I want to start by saying I think your concern about blue dominance is a fair one, and it’s something a lot of players feel even if they articulate it differently. I don’t disagree that blue often seems to escape scrutiny in ways that can be frustrating, especially when cards like Rhystic Study continue to define so many games.

On the Frenzy at the Falls point specifically, my read of that game is that the deciding factor wasn’t Rhystic itself, but the Niv player being unable to convert on their turn. That said, I completely understand why watching a player draw that many cards makes Rhystic feel like the real engine behind the win, and I don’t think that reaction is wrong or unreasonable.
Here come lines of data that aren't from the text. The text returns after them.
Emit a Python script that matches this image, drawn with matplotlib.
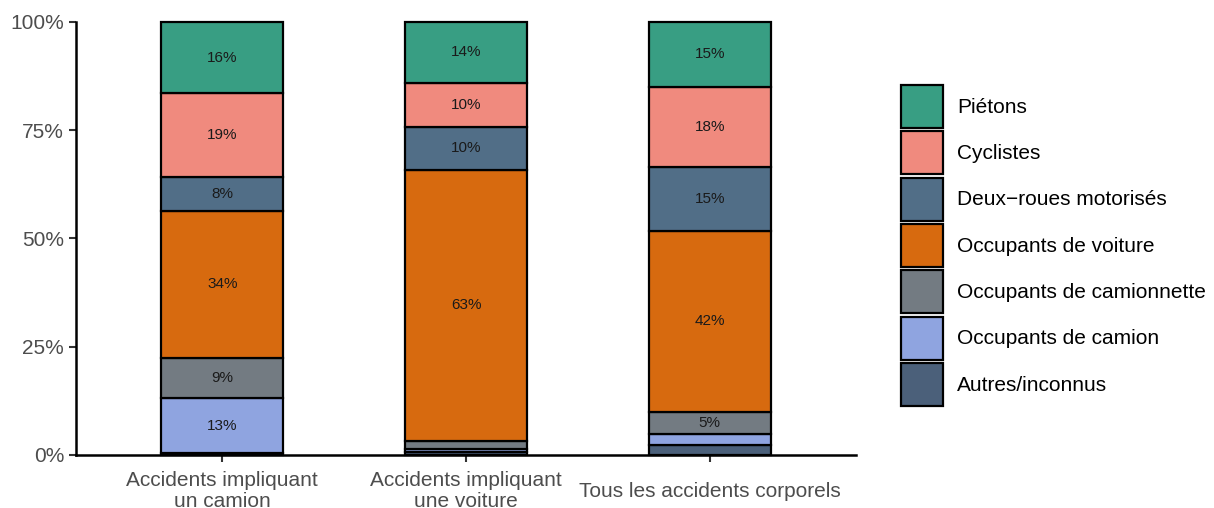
import numpy as np
from matplotlib import pyplot as plt
from matplotlib.patches import Patch

plt.rcParams['font.family'] = ['Liberation Sans', 'DejaVu Sans']

categories = ['Accidents impliquant\nun camion', 'Accidents impliquant\nune voiture',
              'Tous les accidents corporels']
# bottom to top
groups = ['Autres/inconnus', 'Occupants de camion', 'Occupants de camionnette',
          'Occupants de voiture', 'Deux\u2212roues motorisés', 'Cyclistes', 'Piétons']
colors = ['#4B607A', '#8FA4E0', '#737B82', '#D76A0F', '#516E87', '#F08A7E', '#389E83']

autres = [0.4, 0.7, 2.4]
camion = [12.8, 0.8, 2.4]
camionnette = [9.2, 1.8, 5.2]
voiture = [34.0, 62.6, 41.7]
deux_roues = [7.8, 9.9, 14.9]
cyclistes = [19.4, 10.2, 18.4]
pietons = [16.4, 14.0, 15.0]

series = [autres, camion, camionnette, voiture, deux_roues, cyclistes, pietons]

fig = plt.figure(figsize=(12.14, 5.08), dpi=100)
ax = fig.add_axes([76 / 1214, 53 / 508, 780 / 1214, 433 / 508])

x = np.arange(1, len(categories) + 1)
bottom = np.zeros(len(categories))
for vals, col in zip(series, colors):
    v = np.array(vals) / 100
    ax.bar(x, v, 0.5, bottom=bottom, color=col, edgecolor='black', linewidth=1.6,
           clip_on=False, zorder=2)
    for xi, b, h in zip(x, bottom, v):
        if round(h * 100) >= 5:
            ax.text(xi, b + h / 2, '%d%%' % round(h * 100), ha='center', va='center',
                    fontsize=11, color='#1a1a1a', zorder=3)
    bottom += v

ax.set_xlim(0.4, 3.6)
ax.set_ylim(0, 1)
ax.set_yticks([0, 0.25, 0.5, 0.75, 1])
ax.set_yticklabels(['0%', '25%', '50%', '75%', '100%'])
ax.set_xticks(x)
ax.set_xticklabels(categories, va='center', linespacing=1.15)
ax.tick_params(axis='x', pad=21)
ax.tick_params(labelsize=15, labelcolor='#4D4D4D', length=5, width=1.5, color='#333333')
for s in ['top', 'right']:
    ax.spines[s].set_visible(False)
for s in ['left', 'bottom']:
    ax.spines[s].set_linewidth(1.8)

handles = [Patch(facecolor=c, edgecolor='black', linewidth=1.6) for c in colors[::-1]]
fig.legend(handles, groups[::-1], loc='upper left', bbox_to_anchor=(901 / 1214, 1 - 85 / 508),
           frameon=False, fontsize=15, handlelength=2.0, handleheight=2.8,
           labelspacing=0.16, handletextpad=0.7, borderpad=0, borderaxespad=0)

fig.savefig('out.png', dpi=100)
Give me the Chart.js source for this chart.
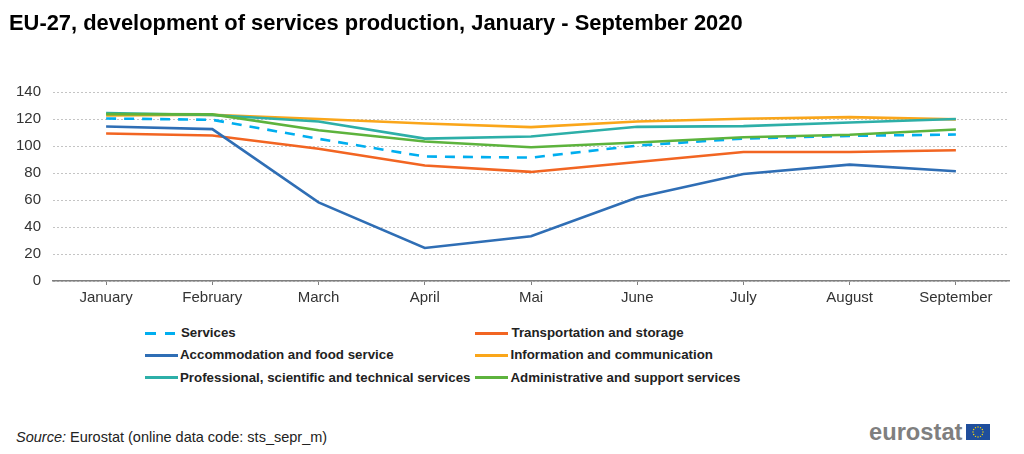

Where my concern with Orcish Bowmasters differs is less about its surface-level role as “anti-blue” and more about how it actually functions in real games. In practice, Bowmasters often doesn’t meaningfully punish the blue player drawing cards. Instead, it tends to clear out small creatures and stax pieces that were applying friction to the table, often those belonging to non-blue or creature-based decks. For Bowmasters to do its work, the Rhystic player has to keep drawing cards, and once those creature checks are gone, the Bowmasters controller pushes for a win. Very often, the blue player who benefited from the cleared board is then the one who interacts, untaps, and closes the game.

That pattern is why I think Bowmasters is worth talking about, not as an automatic ban target, but as a card whose incentives may be doing the opposite of what we want long-term. If Bowmasters weren’t in the picture, I genuinely think creature-based stax and midrange strategies would regain meaningful footing, which could help rebalance archetypes without simply pushing everyone further toward turbo.

I don’t expect us to land in the same place on this, and that’s okay. I value the pushback, especially when it’s grounded in actual games and observations like yours. These are exactly the kinds of disagreements that help sharpen the conversation, and I appreciate you engaging in good faith.

I genuinely love this idea.

Framing Game Changers as a finite resource rather than a binary yes or no is especially compelling to me. The idea that you can consciously choose to “spend” your entire budget on something like Mana Crypt, knowing exactly what you’re giving up elsewhere, creates real deckbuilding tension and meaningful tradeoffs. That kind of constraint is healthy, and it rewards intentionality rather than raw card access.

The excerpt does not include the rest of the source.